- **SOURCE EXCERPT**

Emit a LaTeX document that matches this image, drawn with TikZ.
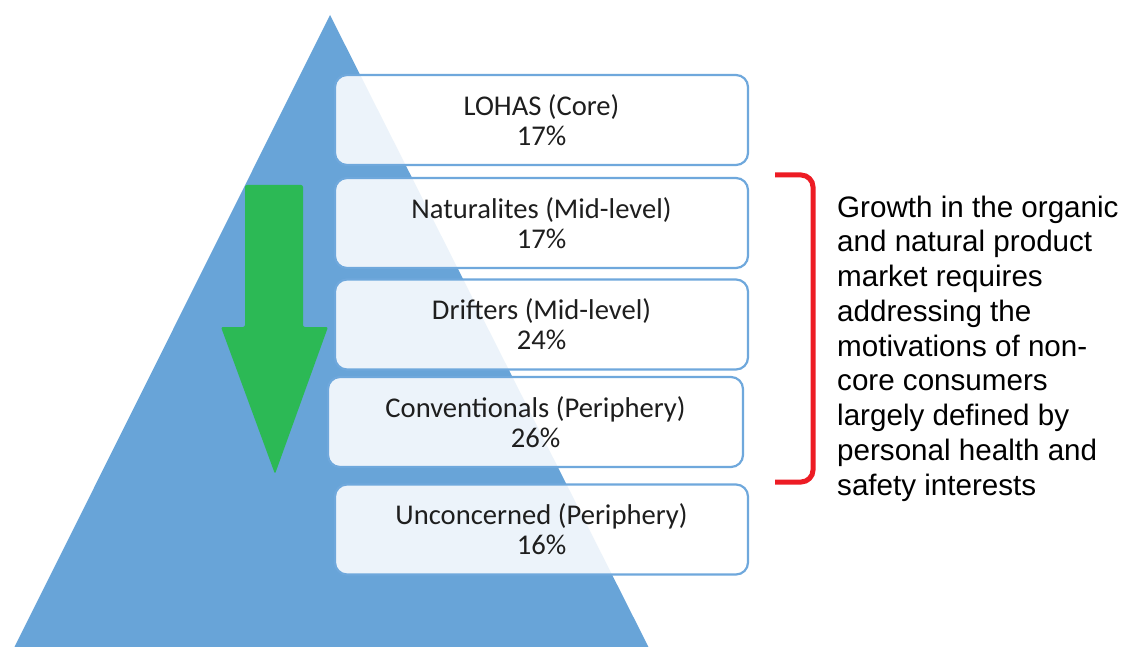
\documentclass[tikz,border=0pt]{standalone}
\usepackage{fontspec}
\newfontfamily\boxfont{Carlito}
\newfontfamily\notefont{Liberation Sans}
\definecolor{triblue}{RGB}{104,164,216}
\definecolor{boxline}{RGB}{111,168,220}
\definecolor{arrowgreen}{RGB}{44,185,85}
\definecolor{bracketred}{RGB}{237,28,36}
\definecolor{boxtext}{RGB}{30,30,30}
\begin{document}
\begin{tikzpicture}[x=1pt,y=-1pt,
  segbox/.style={draw=boxline, line width=2.2pt, fill=white, fill opacity=0.88, text opacity=1,
    rounded corners=12pt, minimum height=90pt, align=center, inner sep=0pt,
    text=boxtext, font=\boxfont\fontsize{28.6}{30}\selectfont},
  notetext/.style={align=left, anchor=base west, inner sep=0pt,
    font=\notefont\fontsize{29.6}{34.75}\selectfont}]
\useasboundingbox (0,0) rectangle (1127,647);
\fill[white] (0,0) rectangle (1127,647);
% pyramid
\fill[triblue] (330,15) -- (650,650) -- (13,650) -- cycle;
% green arrow
\fill[arrowgreen, rounded corners=2pt] (245,185) -- (303,185) -- (303,327) -- (328,327)
  -- (275,474) -- (221,327) -- (245,327) -- cycle;
% segment boxes
\node[segbox, minimum width=413pt] (lohas) at (541.5,120) {LOHAS (Core)\\17\%};
\node[segbox, minimum width=413pt] (natur) at (541.5,223) {Naturalites (Mid-level)\\17\%};
\node[segbox, minimum width=413pt] (drift) at (541.5,324.5) {Drifters (Mid-level)\\24\%};
\node[segbox, minimum width=415pt] (conv) at (535.5,422) {Conventionals (Periphery)\\26\%};
\node[segbox, minimum width=413pt] (uncon) at (541.5,529.5) {Unconcerned (Periphery)\\16\%};
% bracket
\coordinate (btop) at (775,175);
\coordinate (bbot) at (775,482);
\draw[bracketred, line width=5pt, rounded corners=12pt] (btop) -- (813,175) -- (813,482) -- (bbot);
% note (base anchor = baseline of last line)
\node[notetext] (note) at (837,495) {Growth in the organic\\and natural product\\market requires\\addressing the\\motivations of non-\\core consumers\\largely defined by\\personal health and\\safety interests};
\end{tikzpicture}
\end{document}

- **WHAT IS ASKED**
Copy out all the data without changing anything, and drop the pictures.

- **ANSWER TO THIS PROBLEM**
Emit a LaTeX document that matches this image, drawn with TikZ.
\documentclass[tikz,border=0pt]{standalone}
\usepackage{fontspec}
\newfontfamily\boxfont{Carlito}
\newfontfamily\notefont{Liberation Sans}
\definecolor{triblue}{RGB}{104,164,216}
\definecolor{boxline}{RGB}{111,168,220}
\definecolor{arrowgreen}{RGB}{44,185,85}
\definecolor{bracketred}{RGB}{237,28,36}
\definecolor{boxtext}{RGB}{30,30,30}
\begin{document}
\begin{tikzpicture}[x=1pt,y=-1pt,
  segbox/.style={draw=boxline, line width=2.2pt, fill=white, fill opacity=0.88, text opacity=1,
    rounded corners=12pt, minimum height=90pt, align=center, inner sep=0pt,
    text=boxtext, font=\boxfont\fontsize{28.6}{30}\selectfont},
  notetext/.style={align=left, anchor=base west, inner sep=0pt,
    font=\notefont\fontsize{29.6}{34.75}\selectfont}]
\useasboundingbox (0,0) rectangle (1127,647);
\fill[white] (0,0) rectangle (1127,647);
% pyramid
\fill[triblue] (330,15) -- (650,650) -- (13,650) -- cycle;
% green arrow
\fill[arrowgreen, rounded corners=2pt] (245,185) -- (303,185) -- (303,327) -- (328,327)
  -- (275,474) -- (221,327) -- (245,327) -- cycle;
% segment boxes
\node[segbox, minimum width=413pt] (lohas) at (541.5,120) {LOHAS (Core)\\17\%};
\node[segbox, minimum width=413pt] (natur) at (541.5,223) {Naturalites (Mid-level)\\17\%};
\node[segbox, minimum width=413pt] (drift) at (541.5,324.5) {Drifters (Mid-level)\\24\%};
\node[segbox, minimum width=415pt] (conv) at (535.5,422) {Conventionals (Periphery)\\26\%};
\node[segbox, minimum width=413pt] (uncon) at (541.5,529.5) {Unconcerned (Periphery)\\16\%};
% bracket
\coordinate (btop) at (775,175);
\coordinate (bbot) at (775,482);
\draw[bracketred, line width=5pt, rounded corners=12pt] (btop) -- (813,175) -- (813,482) -- (bbot);
% note (base anchor = baseline of last line)
\node[notetext] (note) at (837,495) {Growth in the organic\\and natural product\\market requires\\addressing the\\motivations of non-\\core consumers\\largely defined by\\personal health and\\safety interests};
\end{tikzpicture}
\end{document}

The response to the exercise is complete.